As stipulated in the Draft Revision, if controlling shareholder or ultimate controller of a company takes advantage of its influence on the company to instruct any director or senior manager to engage in the acts that harm the interests of the company or the shareholders and causes losses to the company or shareholders, such controlling shareholder or ultimate controller of the company shall bear joint and several liability with the director or the senior manager.
5. Simplification of Companies’ Exit Process
The rules of simple de-registration process for the company with no outstanding debts are set out in the Draft Revision. Compared to the general de-registration process, in the simple de-registration process, the steps such as the establishment of the liquidation committee and the serving of notice to creditors are not required, and the prescribed announcement period is shortened from forty-five days to twenty days.

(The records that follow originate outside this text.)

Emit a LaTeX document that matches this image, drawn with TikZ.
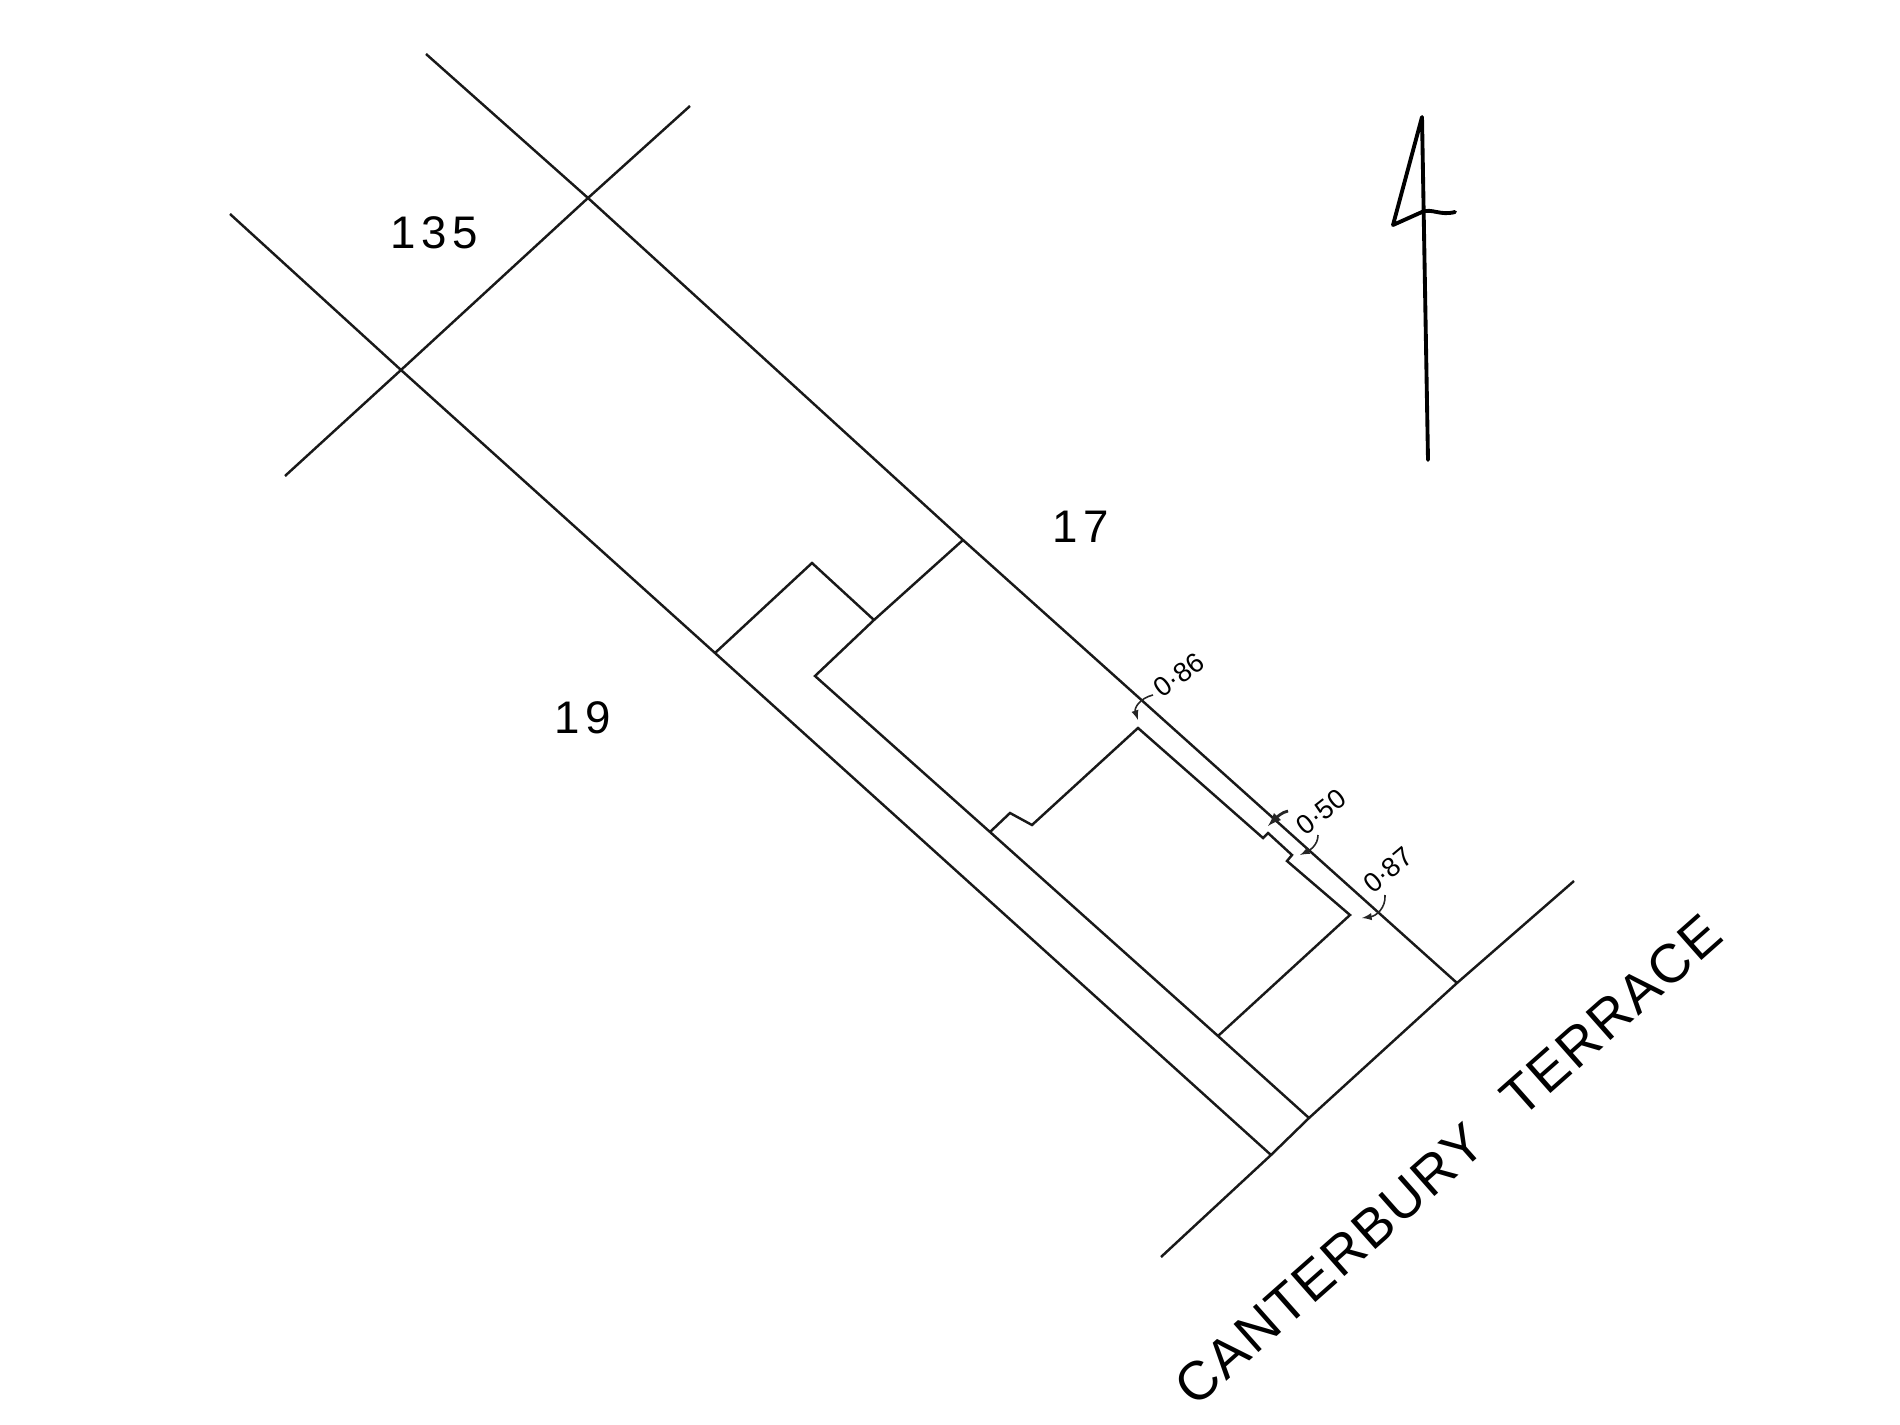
\documentclass[tikz,border=0pt]{standalone}
\usepackage{fontspec}
\setmainfont{Liberation Sans}
\newfontfamily\roadfont[LetterSpace=3.6]{Liberation Sans}
\newfontfamily\lotfont[LetterSpace=12]{Liberation Sans}

\tikzset{
	boundary/.style={line width=1.4pt, black!90},
	leader/.style={line width=0.9pt, black!85, ->, >=latex},
	lotlabel/.style={inner sep=0pt, font=\lotfont\fontsize{26}{26}\selectfont},
	offset/.style={inner sep=0pt, font=\fontsize{15.5}{15.5}\selectfont}
}

\begin{document}
\begin{tikzpicture}[x=0.02cm, y=-0.02cm]
		\useasboundingbox (0, 0) rectangle (1900, 1425);

		% site corners
		\coordinate (ne top) at (426, 54);
		\coordinate (ne rear) at (588, 198);
		\coordinate (ne mid) at (963, 540);
		\coordinate (ne front) at (1457, 983);
		\coordinate (sw top) at (230, 214);
		\coordinate (sw rear) at (401, 370);
		\coordinate (sw mid) at (715, 653);
		\coordinate (sw front) at (1271, 1155);
		\coordinate (rear up) at (690, 106);
		\coordinate (rear down) at (285, 476);
		\coordinate (road up) at (1574, 881);
		\coordinate (road down) at (1161, 1257);

		% house corners
		\coordinate (shed top) at (812, 563);
		\coordinate (shed end) at (874, 620);
		\coordinate (house back) at (815, 676);
		\coordinate (drive end) at (1309, 1118);
		\coordinate (side a) at (990, 832);
		\coordinate (side b) at (1010, 813);
		\coordinate (side c) at (1032, 825);
		\coordinate (apex) at (1138, 728);
		\coordinate (step a) at (1263, 838);
		\coordinate (step b) at (1268, 833);
		\coordinate (step c) at (1292, 855);
		\coordinate (step d) at (1287, 861);
		\coordinate (front a) at (1350, 915);
		\coordinate (front b) at (1218, 1036);

		% boundaries
		\draw[boundary] (ne top) -- (ne rear) -- (ne mid) -- (ne front);
		\draw[boundary] (sw top) -- (sw rear) -- (sw mid) -- (sw front);
		\draw[boundary] (rear up) -- (ne rear) -- (sw rear) -- (rear down);
		\draw[boundary] (road up) -- (ne front) -- (drive end) -- (sw front) -- (road down);

		% house
		\draw[boundary] (ne mid) -- (shed end) -- (house back) -- (side a) -- (front b) -- (drive end);
		\draw[boundary] (sw mid) -- (shed top) -- (shed end);
		\draw[boundary] (side a) -- (side b) -- (side c) -- (apex) -- (step a) -- (step b) -- (step c) -- (step d) -- (front a) -- (front b);

		% lot and road labels
		\node[lotlabel] (lot135) at (434, 233) {135};
		\node[lotlabel] (lot17) at (1081, 527) {17};
		\node[lotlabel] (lot19) at (583, 718) {19};
		\node[inner sep=0pt, rotate=41.5, font=\roadfont\fontsize{31}{31}\selectfont] (road) at (1448, 1160) {CANTERBURY\hspace{0.8em}TERRACE};

		% offsets
		\node[offset, rotate=37] (off86) at (1179, 675) {0·86};
		\node[offset, rotate=38] (off50) at (1321, 812) {0·50};
		\node[offset, rotate=40] (off87) at (1388, 870) {0·87};

		\coordinate (from86) at (1153, 695);
		\coordinate (from50a) at (1288, 811);
		\coordinate (from50b) at (1318, 835);
		\coordinate (from87) at (1385, 895);
		\coordinate (tip86) at (1138, 720);
		\coordinate (tip50a) at (1268, 826);
		\coordinate (tip50b) at (1300, 855);
		\coordinate (tip87) at (1362, 918);
		\draw[leader] (from86) .. controls (1140, 698) and (1134, 708) .. (tip86);
		\draw[leader, line width=1.6pt] (from50a) .. controls (1282, 812) and (1276, 818) .. (tip50a);
		\draw[leader] (from50b) .. controls (1318, 845) and (1310, 850) .. (tip50b);
		\draw[leader] (from87) .. controls (1386, 908) and (1376, 916) .. (tip87);

		% north point
		\coordinate (north top) at (1422, 117);
		\coordinate (north left) at (1393, 225);
		\coordinate (north bar) at (1455, 212);
		\coordinate (north foot) at (1428, 460);
		\draw[line width=2.2pt, line cap=round, line join=round] (north bar) .. controls (1440, 216) and (1432, 208) .. (1422, 212) -- (north left) -- (north top) -- (north foot);
	\end{tikzpicture}
\end{document}
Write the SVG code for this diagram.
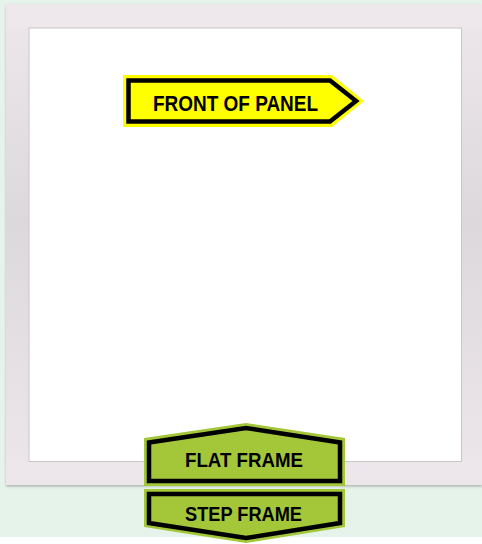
<svg xmlns="http://www.w3.org/2000/svg" width="482" height="544" viewBox="0 0 482 544">
  <defs>
    <linearGradient id="frameG" x1="0" y1="0" x2="0" y2="1">
      <stop offset="0" stop-color="#eee8ec"/>
      <stop offset="0.45" stop-color="#ddd8db"/>
      <stop offset="1" stop-color="#ede7eb"/>
    </linearGradient>
    <filter id="sh" x="-5%" y="-5%" width="110%" height="110%">
      <feDropShadow dx="0" dy="1.5" stdDeviation="1" flood-color="#8a8a8a" flood-opacity="0.6"/>
    </filter>
  </defs>
  <style>
    .lbl { font-family: "Liberation Sans", Arial, sans-serif; font-weight: bold; fill: #000; text-anchor: middle; }
    .edge { fill: none; stroke: #000; stroke-width: 4.5; stroke-linejoin: miter; }
  </style>
  <rect x="0" y="0" width="482" height="537" fill="#e5f3ea"/>
  <rect x="0" y="537" width="482" height="7" fill="#ffffff"/>
  <g id="frame">
    <rect x="6" y="4" width="476" height="481" fill="url(#frameG)" filter="url(#sh)"/>
    <rect x="6" y="4" width="476" height="24" fill="#eee7eb"/>
    <rect x="6" y="461" width="476" height="24" fill="#ede6ea"/>
    <rect x="29" y="28" width="432.5" height="433.5" fill="#ffffff" stroke="#c9c5c8" stroke-width="1"/>
  </g>
  <g id="front-of-panel">
    <polygon points="123,75 332,75 364,101 332,127 123,127" fill="#ffff00"/>
    <polygon class="edge" points="128.5,80.5 330,80.5 356,101 330,121.5 128.5,121.5"/>
    <text class="lbl" x="235.5" y="110.5" font-size="22.5" textLength="165" lengthAdjust="spacingAndGlyphs">FRONT OF PANEL</text>
  </g>
  <g id="flat-frame">
    <polygon points="144,438 246,423 345,438 345,486 144,486" fill="#a4c639"/>
    <polygon class="edge" points="149,442.5 246,428 340,442.5 340,481 149,481"/>
    <text class="lbl" x="244" y="466.5" font-size="21" textLength="118" lengthAdjust="spacingAndGlyphs">FLAT FRAME</text>
  </g>
  <g id="step-frame">
    <polygon points="144,489 345,489 345,527 246,543 144,527" fill="#a4c639"/>
    <polygon class="edge" points="149,494 340,494 340,523 246,538 149,523"/>
    <text class="lbl" x="243.5" y="520.5" font-size="21" textLength="117" lengthAdjust="spacingAndGlyphs">STEP FRAME</text>
  </g>
  <g id="connectors"/>
</svg>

Please note even if the company is de-registered through the simple de-registration process, the shareholders shall guarantee the de-registered company has no outstanding debt and shall undertake to bear joint and several liability for any debts of company which arise before the de-registration. As a consequence, the shareholders would bear heavier risks under the simple de-registration process.
* * *
The Draft Revision has made a series of substantive changes to the Current Company Law. However, it is still not clear when the revised Company Law would be officially promulgated and to what extent the changes made in the Draft Revision would be reflected in the final version eventually taking effect. No information is available up to now about whether any grace period will be given for the existing companies to adjust according to the revised Company Law after it is promulgated, and what penalty would be if the companies fail to make the adjustments.
We will continue to closely monitor the development and inform you of any progress regarding the revisions to the Company Law.